As
Telecom Eireann, eircom was the
national telecommunications company of
Ireland, owned by the
state. Its
monopoly on phone services was ended by
deregulation in the late
1990s, and the
government came up with the
wheeze of selling the company back to its owners, the
citizens of Ireland, in a public
flotation. This was a similar
jape to that carried off by the
British government many years earlier with their
Gas and
Electricity services.
In addition to institutional investors, thousands of ordinary folk applied to purchase shares in 1999, paying between IR£250 and IR£10,000 for a slice of the action. However, the issue proved to be overvalued and, apart from an initial rise, the shares have consistently traded well below their issue price.

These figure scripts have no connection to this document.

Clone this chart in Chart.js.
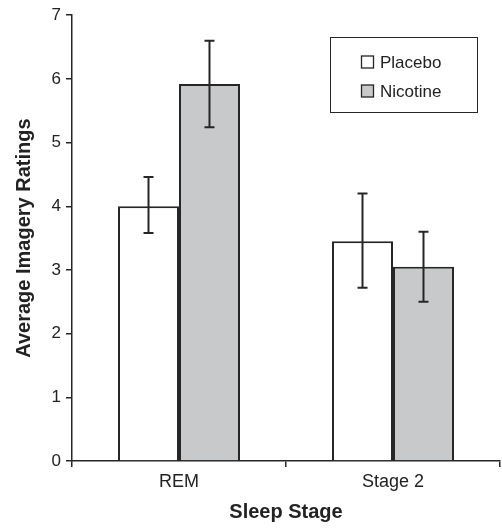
<!DOCTYPE html>
<html>
<head>
<meta charset="utf-8">
<script src="https://cdn.jsdelivr.net/npm/chart.js@4.4.0/dist/chart.umd.min.js"></script>
<style>
  body { margin: 0; background: #fff; }
  #chart { display: block; }
</style>
</head>
<body>
<canvas id="chart" width="502" height="528"></canvas>
<script>
// chart data
const stages = ['REM', 'Stage 2'];
const placebo = [4.0, 3.45];
const nicotine = [5.92, 3.05];
const placeboLow = [3.58, 2.72];
const placeboHigh = [4.46, 4.2];
const nicotineLow = [5.24, 2.5];
const nicotineHigh = [6.6, 3.6];
const yTicks = [0, 1, 2, 3, 4, 5, 6, 7];

const ink = '#262626';
const font = 'Liberation Sans, Arial, sans-serif';

// draws error bars on top of the bars
const errorBars = {
    id: 'errorBars',
    afterDatasetsDraw(chart) {
        const ctx = chart.ctx;
        const y = chart.scales.y;
        chart.data.datasets.forEach((ds, i) => {
            const meta = chart.getDatasetMeta(i);
            meta.data.forEach((bar, j) => {
                const top = y.getPixelForValue(ds.errHigh[j]);
                const bottom = y.getPixelForValue(ds.errLow[j]);
                ctx.save();
                ctx.strokeStyle = ink;
                ctx.lineWidth = 2;
                ctx.beginPath();
                ctx.moveTo(bar.x, top);
                ctx.lineTo(bar.x, bottom);
                ctx.moveTo(bar.x - 5, top);
                ctx.lineTo(bar.x + 5, top);
                ctx.moveTo(bar.x - 5, bottom);
                ctx.lineTo(bar.x + 5, bottom);
                ctx.stroke();
                ctx.restore();
            });
        });
    }
};

// boxed legend in the upper right corner
const boxLegend = {
    id: 'boxLegend',
    afterDraw(chart) {
        const ctx = chart.ctx;
        ctx.save();
        ctx.strokeStyle = ink;
        ctx.lineWidth = 1;
        ctx.strokeRect(330.5, 37.5, 147, 75);
        ctx.font = '17px ' + font;
        ctx.textBaseline = 'middle';
        chart.data.datasets.forEach((ds, i) => {
            const cy = 62 + i * 29;
            ctx.fillStyle = ds.backgroundColor;
            ctx.fillRect(361.5, cy - 6, 12, 12);
            ctx.strokeStyle = ink;
            ctx.lineWidth = 1.3;
            ctx.strokeRect(361.5, cy - 6, 12, 12);
            ctx.fillStyle = '#222';
            ctx.fillText(ds.label, 380, cy + 1);
        });
        ctx.restore();
    }
};

const ctx = document.getElementById('chart').getContext('2d');
new Chart(ctx, {
    type: 'bar',
    data: {
        labels: stages,
        datasets: [{
            label: 'Placebo',
            data: placebo,
            errLow: placeboLow,
            errHigh: placeboHigh,
            backgroundColor: '#ffffff',
            borderColor: ink,
            borderWidth: 2,
            categoryPercentage: 0.57,
            barPercentage: 1.0
        }, {
            label: 'Nicotine',
            data: nicotine,
            errLow: nicotineLow,
            errHigh: nicotineHigh,
            backgroundColor: '#c8c9cb',
            borderColor: ink,
            borderWidth: 2,
            categoryPercentage: 0.57,
            barPercentage: 1.0
        }]
    },
    options: {
        responsive: false,
        animation: false,
        layout: { padding: { top: 12, right: 2, left: 0, bottom: 0 } },
        plugins: {
            legend: { display: false },
            tooltip: { enabled: false }
        },
        scales: {
            x: {
                grid: { drawOnChartArea: false, tickLength: 6, color: ink, lineWidth: 1.5, offset: true },
                border: { display: true, color: ink, width: 1.5 },
                ticks: { color: '#222', font: { family: font, size: 18 }, padding: 4 },
                title: { display: true, text: 'Sleep Stage', color: '#222', font: { family: font, size: 20, weight: 'bold' }, padding: { top: 4, bottom: 4 } },
                afterFit(scale) { scale.height = 67; }
            },
            y: {
                min: 0,
                max: 7,
                afterBuildTicks(scale) { scale.ticks = yTicks.map(v => ({ value: v })); },
                grid: { drawOnChartArea: false, tickLength: 6, color: ink, lineWidth: 1.5 },
                border: { display: true, color: ink, width: 1.5 },
                ticks: { color: '#222', font: { family: font, size: 17 }, padding: 5 },
                title: { display: true, text: 'Average Imagery Ratings', color: '#222', font: { family: font, size: 20, weight: 'bold' }, padding: { top: 12, bottom: 4 } },
                afterFit(scale) { scale.width = 72; }
            }
        }
    },
    plugins: [errorBars, boxLegend]
});
</script>
</body>
</html>
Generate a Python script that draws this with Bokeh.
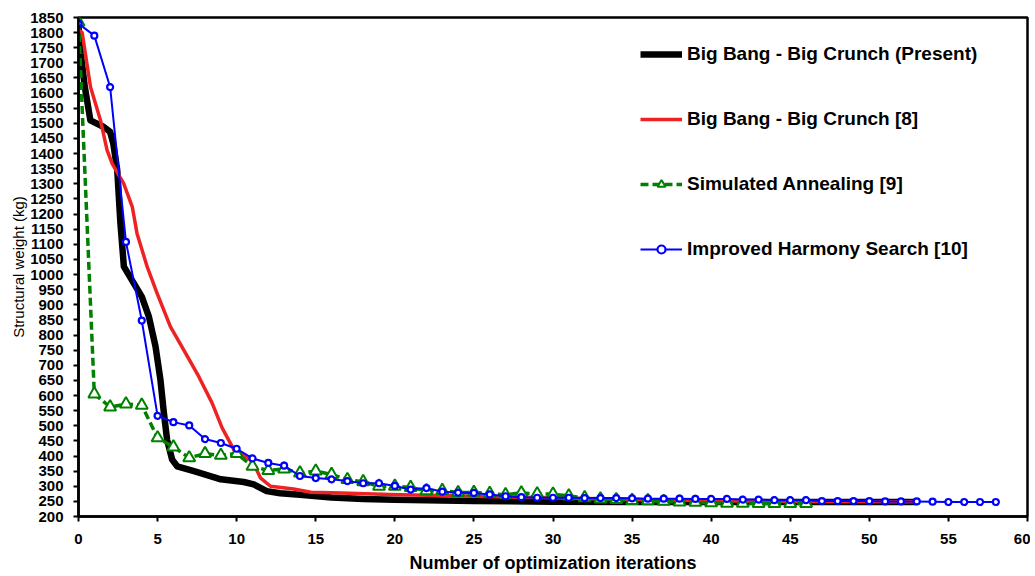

eircom operates two ISPs in Ireland, Indigo and eircom.net. It used to own the mobile phone network Eircell, but this has now been sold to Vodafone. Despite its depressed share price, however, in 2001 eircom was the subject a frenzied bidding war by two companies seeking to take it over. These were the eIsland consortium, led by Dennis O'Brien (Irish businessman who sold his Esat telecommunications business to BT in 2000) and Valentia, a consortium fronted by Heinz/Independent Newspapers supremo Tony O'Reilly. After many bids and counter bids, O'Reilly succeeded in convincing over 80% of the company's shareholders to sell him the company at a knock-down price.